Мне помогают мои друзья, семья, увлечения, общение с моими коллегами, дети, которым мы помогли. Несомненно, смерть ребенка, к которому ты привыкаешь, — это каждый раз смерть частички самого тебя, переосмысление жизненных ценностей, своей жизни. Но если человек твердо понимает, зачем он в хосписе, то он должен, в первую очередь, защитить себя эмоционально от выгорания. Устанавливая теплые отношения с ребенком, с его семьей, необходимо суметь сохранить четкие границы, чтобы сберечь свои душевные ресурсы — об этом нужно помнить каждый день. Иначе ты уже не сможешь помогать другим. Это трудно.

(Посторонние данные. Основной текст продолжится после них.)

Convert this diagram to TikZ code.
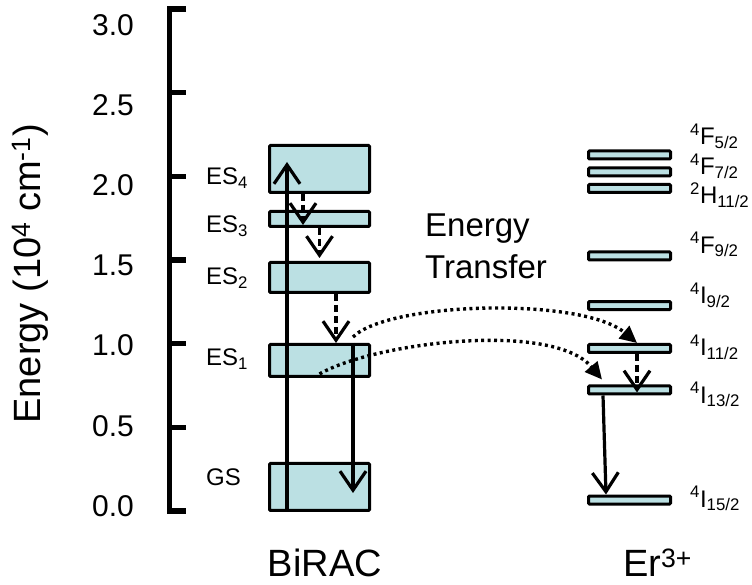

Это требует неимоверных эмоциональных затрат и, конечно же, это высокая степень риска для людей, работающих в хосписной и паллиативной помощи.
______________
*Паллиативная помощь – система мероприятий, направленных на поддержание качества жизни пациентов с неизлечимыми, угрожающими жизни и тяжело протекающими заболеваниями, на максимально возможном, при данном состоянии пациента, комфортном для человека уровне. Источник: Википедия.